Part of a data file
-------

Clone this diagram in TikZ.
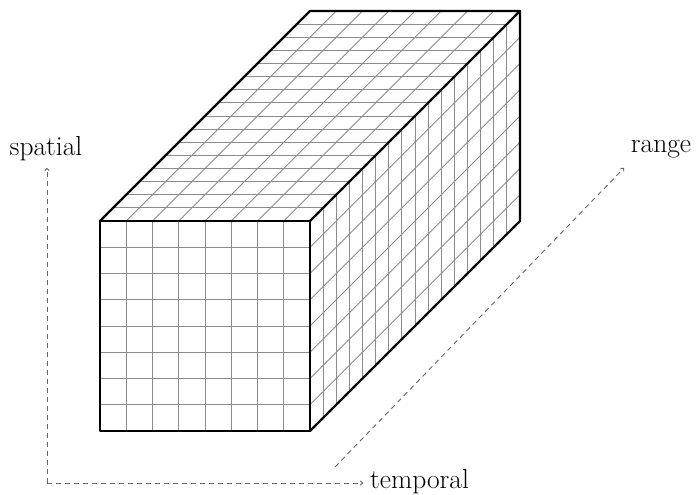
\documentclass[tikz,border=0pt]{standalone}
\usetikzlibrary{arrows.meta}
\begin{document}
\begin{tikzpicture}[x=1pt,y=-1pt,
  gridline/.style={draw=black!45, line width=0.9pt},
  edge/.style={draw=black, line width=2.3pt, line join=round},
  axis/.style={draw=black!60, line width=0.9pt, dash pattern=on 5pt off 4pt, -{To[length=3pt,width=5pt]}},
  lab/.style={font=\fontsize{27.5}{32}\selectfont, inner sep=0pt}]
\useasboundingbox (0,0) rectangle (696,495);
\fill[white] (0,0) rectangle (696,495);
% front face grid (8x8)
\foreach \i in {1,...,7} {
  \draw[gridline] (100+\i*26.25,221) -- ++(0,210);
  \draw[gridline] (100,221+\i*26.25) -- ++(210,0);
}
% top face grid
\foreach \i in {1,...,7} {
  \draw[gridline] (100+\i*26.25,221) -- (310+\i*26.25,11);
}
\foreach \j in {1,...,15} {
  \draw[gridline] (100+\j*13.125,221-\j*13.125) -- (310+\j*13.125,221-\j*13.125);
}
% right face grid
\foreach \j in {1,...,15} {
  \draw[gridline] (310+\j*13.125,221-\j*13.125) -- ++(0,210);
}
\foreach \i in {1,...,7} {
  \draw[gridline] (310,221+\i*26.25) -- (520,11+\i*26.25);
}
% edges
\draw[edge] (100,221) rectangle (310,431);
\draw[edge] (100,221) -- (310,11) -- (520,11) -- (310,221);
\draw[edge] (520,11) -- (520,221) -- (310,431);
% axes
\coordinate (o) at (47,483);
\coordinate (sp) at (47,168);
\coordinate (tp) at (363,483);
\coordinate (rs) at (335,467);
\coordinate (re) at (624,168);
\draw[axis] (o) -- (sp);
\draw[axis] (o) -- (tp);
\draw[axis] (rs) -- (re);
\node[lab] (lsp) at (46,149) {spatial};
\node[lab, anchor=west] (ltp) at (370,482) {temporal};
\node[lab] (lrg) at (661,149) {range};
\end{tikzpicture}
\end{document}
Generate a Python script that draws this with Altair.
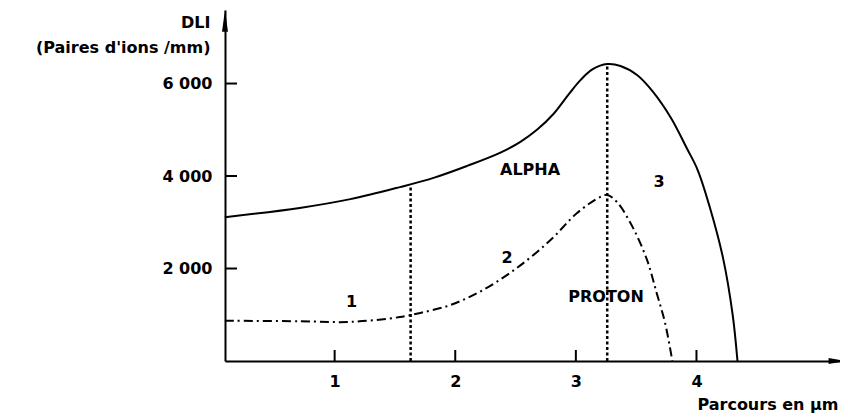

-------

Repeat each entry exactly as given; no pictures belong in the copy.

Clone this diagram in TikZ.
\documentclass[tikz,border=0pt]{standalone}
\usetikzlibrary{arrows.meta}
\begin{document}
\begin{tikzpicture}[x=1pt,y=-1pt,
  gridline/.style={draw=black!45, line width=0.9pt},
  edge/.style={draw=black, line width=2.3pt, line join=round},
  axis/.style={draw=black!60, line width=0.9pt, dash pattern=on 5pt off 4pt, -{To[length=3pt,width=5pt]}},
  lab/.style={font=\fontsize{27.5}{32}\selectfont, inner sep=0pt}]
\useasboundingbox (0,0) rectangle (696,495);
\fill[white] (0,0) rectangle (696,495);
% front face grid (8x8)
\foreach \i in {1,...,7} {
  \draw[gridline] (100+\i*26.25,221) -- ++(0,210);
  \draw[gridline] (100,221+\i*26.25) -- ++(210,0);
}
% top face grid
\foreach \i in {1,...,7} {
  \draw[gridline] (100+\i*26.25,221) -- (310+\i*26.25,11);
}
\foreach \j in {1,...,15} {
  \draw[gridline] (100+\j*13.125,221-\j*13.125) -- (310+\j*13.125,221-\j*13.125);
}
% right face grid
\foreach \j in {1,...,15} {
  \draw[gridline] (310+\j*13.125,221-\j*13.125) -- ++(0,210);
}
\foreach \i in {1,...,7} {
  \draw[gridline] (310,221+\i*26.25) -- (520,11+\i*26.25);
}
% edges
\draw[edge] (100,221) rectangle (310,431);
\draw[edge] (100,221) -- (310,11) -- (520,11) -- (310,221);
\draw[edge] (520,11) -- (520,221) -- (310,431);
% axes
\coordinate (o) at (47,483);
\coordinate (sp) at (47,168);
\coordinate (tp) at (363,483);
\coordinate (rs) at (335,467);
\coordinate (re) at (624,168);
\draw[axis] (o) -- (sp);
\draw[axis] (o) -- (tp);
\draw[axis] (rs) -- (re);
\node[lab] (lsp) at (46,149) {spatial};
\node[lab, anchor=west] (ltp) at (370,482) {temporal};
\node[lab] (lrg) at (661,149) {range};
\end{tikzpicture}
\end{document}
Generate a Python script that draws this with Altair.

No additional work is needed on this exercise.